Computational investigation of crack-tip fields in a compressed nonlinear strain-limiting material

A finite element framework is presented for the analysis of crack-tip phenomena in an elastic material containing a single edge crack under compressive loading. The mechanical response of the material is modeled by a nonlinear constitutive relationship that algebraically relates stress to linearized strain. This approach serves to mitigate non-physical strain singularities and ensures that the crack-tip strains don't grow, unlike singular stresses. A significant advancement is thus achieved in the formulation of boundary value problems (BVPs) for such complex scenarios. The governing equilibrium equation, derived from the balance of linear momentum and the nonlinear constitutive model, is formulated as a second-order, vector-valued, quasilinear elliptic BVP. A classical traction-free boundary condition is imposed on the crack face. The problem is solved using a robust numerical scheme in which a Picard-type linearization is combined with a continuous Galerkin finite element method for the discretization.
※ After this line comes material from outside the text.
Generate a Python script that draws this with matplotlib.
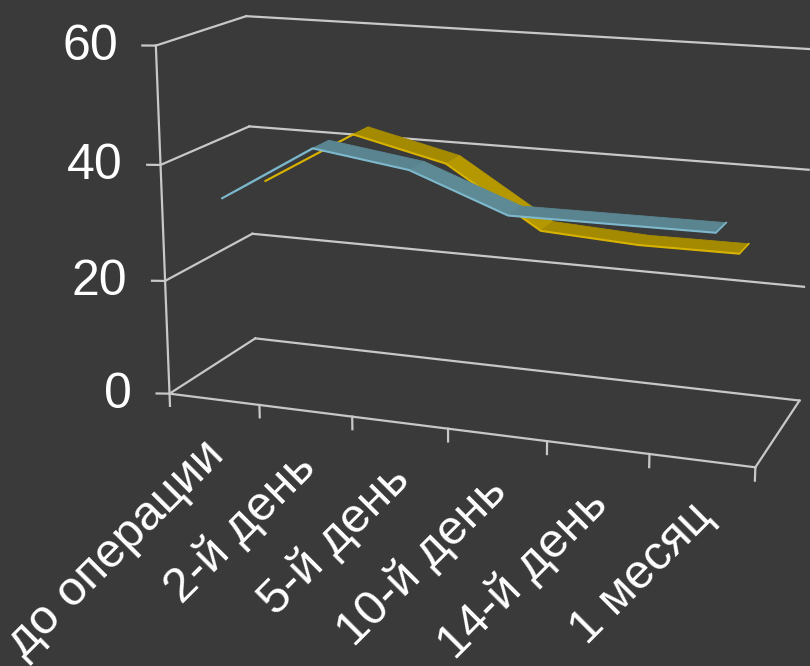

Analyses are performed for both an isotropic and a transversely isotropic elastic solid containing a crack subjected to compressive loads. The primary crack-tip variables**-stress, strain, and strain energy density-**are examined in detail. It is demonstrated that while high concentrations of compressive stress and strain energy density are observed at the crack tip, the growth of strain is substantially lower than that of stress. These findings are shown to be consistent with the predictions of linear elastic fracture mechanics, but a more physically meaningful representation of the crack-tip field is provided by the nonlinear approach. A rigorous basis is thus established for investigating fundamental processes like crack propagation and damage in anisotropic, strain-limiting solids under various loading conditions, including compression.